In 2010 we had a stake conference presided over by Elder Joseph W. Sitati of the Seventy. Elder Sitati is a native of Kenya. During the conference, Elder Sitati courageously accepted anonymous questions from the attendees (written on cards passed up to him). Naturally, a few were about the priesthood restriction.
Elder Sitati’s approach to responding to these questions was interesting. As with a few other questions, he started with the perspective of the pre-existence. He then asked the congregation to refer to his General Conference talk from October 2009 entitled “Blessings of the Gospel Available to All” where he said he addressed the question. I recall when I first read this talk it did not seem to address the priesthood restriction at all, but if you read it in that context, it does address it in a way.
Elder Sitati also memorably referred to the parable of the laborers in Matthew 20:1-16. He reminded those in attendance that all received the same wage no matter when they were called to labor in the vineyard, even those who had to wait until the 11th hour.
He also referred to Acts 10 and the vision of Peter to take the gospel to the Gentiles.

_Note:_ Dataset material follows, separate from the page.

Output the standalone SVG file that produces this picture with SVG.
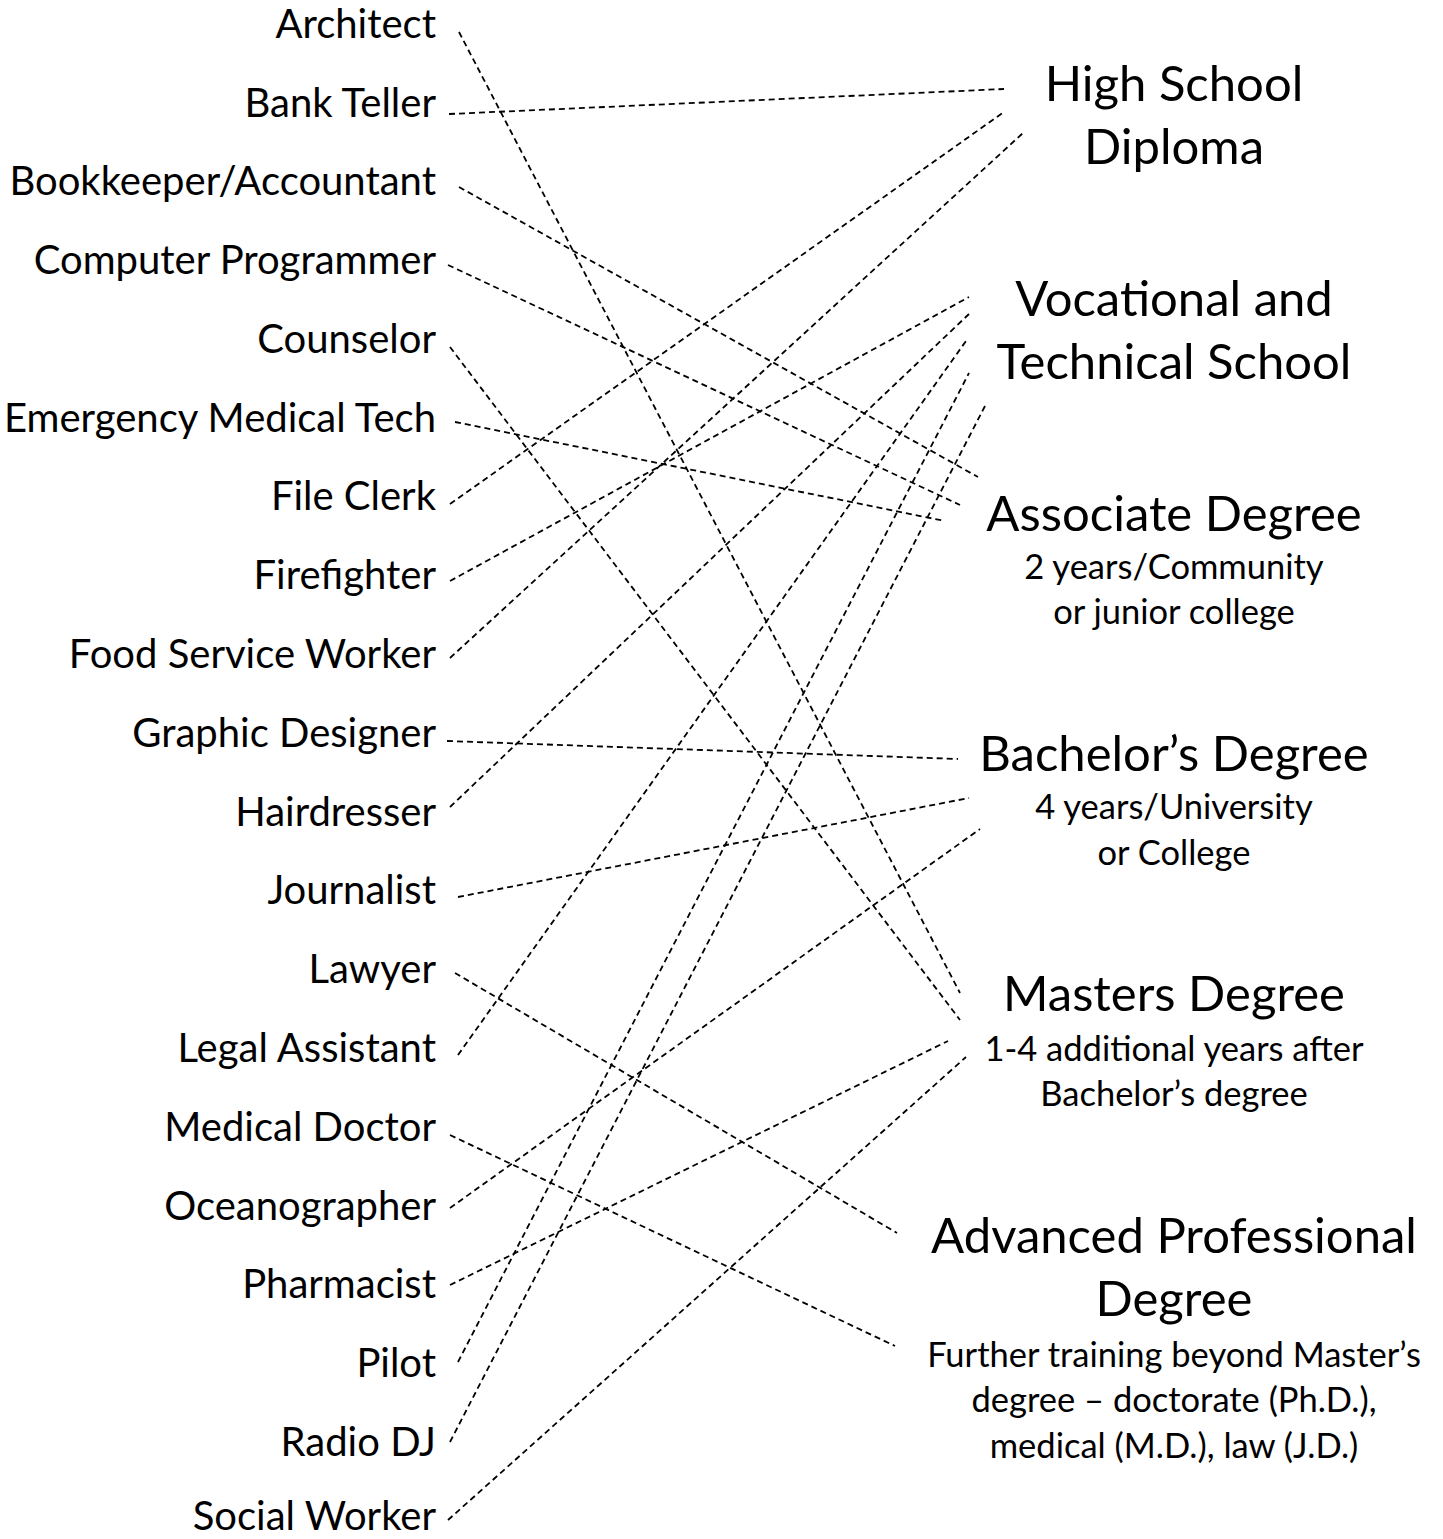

Peter resisted, but the Lord gave him a revelation and that settled it.
Perhaps being a native of Africa and not an African American has given him a different perspective, but his message seemed to be one of looking to the future with optimism and not dwelling or trying to figure out the past.
You and a few commenters made mention of Nazi concentration camps. My Jewish grandfather’s first cousin and entire family (wife and 3 young children) were brutally executed by Nazi sympathizers in Latvia in the summer of 1941 for no reason other than being Jewish. The attitude of my living relatives was one of sadness, but not anger or retribution. Indeed, they had moved on.
I should also note that, contrary to the comments of Alissia H above, nobody in my family has ever been offered reparations and I know of none among the American or Latvian Jewish communities that has, so I don’t know where she is getting her information.
On another note related to your comment about the African American man who loved living among the Latter-day Saints and his experiences with “unconscious racism”, I served my mission in France from 1979 to 1981 and the French made many assumptions about me based solely on my nationality (that I played baseball, that I drank whiskey, that I was infatuated with the English royal family, etc), and I had blond friends who served in Asia where the people would ask to touch their hair. I think the world is full of national and racial stereotypes and it is better to laugh at the harmless ones (as we did) rather than assign a negative motive to them.
Again, thanks for your encouragements and reminders.